I am hoping that over the years, the 76 year old has learned to lighten up a little bit regarding pilot performance. In his book, A Gift of Wings, Bach writes, "The man who flies is responsible for his own destiny. The accident that could not have been avoided through the action of the pilot is just about nonexistent." For a man who wrote millions of words exploring the complexity of feeling and flight, his perpetuation of the myth of the all powerful pilot is hard to understand.

How very different is this from Ernest K. Gann, another well-known pilot, whose prolific output as a writer includes the novels The High and the Mighty and the marvelous Fate Is the Hunter. Gann's own close calls as an airline pilot (American Airlines, Matson Airlines and military service in the Air Transport Command) prompted him to believe that life or death was a toss up, not in the hands of the pilot or anyone else for that matter, but rather a matter of fate. What pilot with any serious number of hours moving people through the skies - especially in those early days didn't have a story in which a minor event contributed to or avoided catastrophe?

Having written two dozen books and ten movies, Gann died at the age of 81 on San Juan Island, the very same small island where Bach crashed his plane on Friday.

The Antoine St. Exupery Aero Club in Mauritania
What Bach, Gann, Antoine St. Exupery and contemporary aviation authors like Steven Coontz, Rinker Buck and Patrick Smith share is writing that is equal parts left-brain science and right-brain philosophy. They have penned books and articles filled with ideas that are at the same time expansive and introspective. These days, with flying in the public mind linked to petty issues like security and seat size, their approach elevates flying - as it should.

We have pilots like these to thank for reminding us of the power and poetry of flight, which is just one reason why I join many, many others in praying for Richard Bach's full and speedy recovery. Write on.


Anonymous said...

I think you misunderstood Bach's quote. He suggests that a pilot can avoid all accidents through their actions or inactions. This is a plain truth. Sure it is a philosophical position also but it is a patent fact. No pilots = no accidents. Far from being all powerful, Bach suggests pilots are all culpable and that his destiny is taken into his hands by taking flight. His position on this will not have changed as a result of his accident. In addition, I think you've got your left and right brains missed up, as a general rule left is rationale, reason (ergo philosophical) and right is emotional.

Christine Negroni said...

Right you are on the left brain/right brain characteristics. Thanks for the catch. Its been fixed in the post.

As to the notion that no pilot = no accident, or avoiding accidents is entirely in the hands of the pilot, I'd argue that is NOT a plain truth. Google TWA flight 800.

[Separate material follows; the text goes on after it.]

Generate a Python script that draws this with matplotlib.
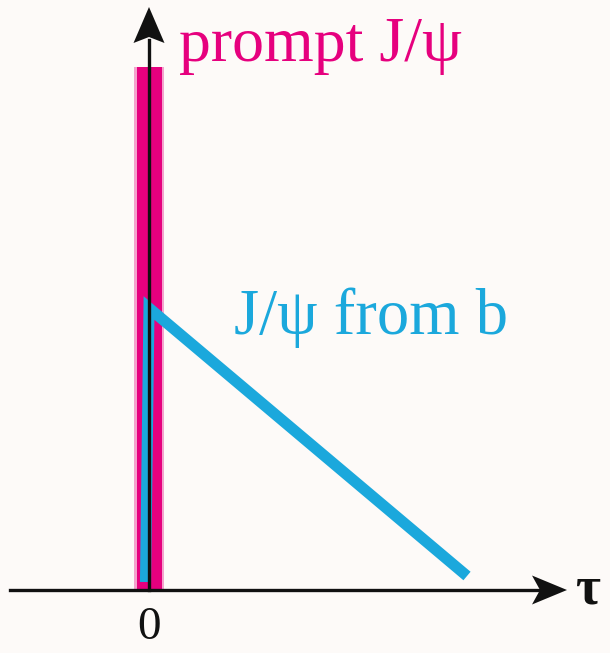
import numpy as np
import matplotlib
matplotlib.use("Agg")
import matplotlib.pyplot as plt
from matplotlib.patches import Polygon

# prompt component: a narrow spike at tau = 0
prompt_tau = [0.0]
prompt_height = [5.23]
prompt_width = 0.25

# non-prompt component from b decays: fast rise, then linear fall
b_tau = [-0.035, 0.0, 3.18]
b_height = [0.08, 2.82, 0.14]

tick_pos = [0.0]
tick_lab = ["0"]

pink = "#e6007e"
blue = "#1ba8dc"
bg = "#fdfaf8"
serif = ["Liberation Serif", "DejaVu Serif"]

fig = plt.figure(figsize=(6.10, 6.53), dpi=100, facecolor=bg)
ax = fig.add_axes([0, 0, 1, 1])
ax.set_facecolor(bg)
ax.set_xlim(-1.49, 4.61)
ax.set_ylim(-0.63, 5.90)
ax.axis("off")

# soft edge round the prompt spike
ax.bar(prompt_tau, prompt_height, width=prompt_width + 0.05, color=pink,
       alpha=0.35, zorder=1, linewidth=0)
ax.bar(prompt_tau, prompt_height, width=prompt_width, color=pink, zorder=2,
       linewidth=0)

ax.plot(b_tau, b_height, color=blue, lw=8, solid_capstyle="butt",
        solid_joinstyle="miter", zorder=3)

# axes with stealth-style arrow heads
ax.plot([-1.39, 3.95], [0, 0], color="#111111", lw=2.4, zorder=4)
ax.plot([0, 0], [0, 5.5], color="#111111", lw=2.4, zorder=4)
ax.add_patch(Polygon([[4.18, 0], [3.83, 0.145], [3.91, 0], [3.83, -0.145]],
                     closed=True, color="#111111", lw=0, zorder=5))
ax.add_patch(Polygon([[0, 5.83], [-0.155, 5.47], [0, 5.53], [0.155, 5.47]],
                     closed=True, color="#111111", lw=0, zorder=5))

for t, lab in zip(tick_pos, tick_lab):
    ax.text(t, -0.38, lab, ha="center", va="center", fontsize=34,
            family=serif, color="#111111")
ax.text(4.39, 0.0, "τ", ha="center", va="center", fontsize=39,
        family=serif, color="#111111", fontweight="bold")

ax.text(0.30, 5.44, "prompt J/ψ", ha="left", va="center", fontsize=46,
        family=serif, color=pink)
ax.text(0.85, 2.72, "J/ψ from b", ha="left", va="center", fontsize=46.5,
        family=serif, color=blue)

fig.savefig("out.png", dpi=100, facecolor=bg)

Or more recent, look at US Airways flight 1549 or Qantas flight 32 to see how other factors completely out of the hands of the folks up front can bring down an airplane. Stuff happens.

Anonymous said...

Regretfully Bach flew right into the power lines on a strip where many have landed before . It was pure pilot error, and could well have been avoided

Unknown said...

Anonymous said, "It was pure pilot error, and could well have been avoided." That statement would have been more accurate saying "It was pure pilot "caused"..." I object to the use of the word "error." If you learn nothing else from Bach, it is that there are no errors, no coincidences, no things which occur that we didn't miraculously engineer ourselves. Pilot error? Not a chance.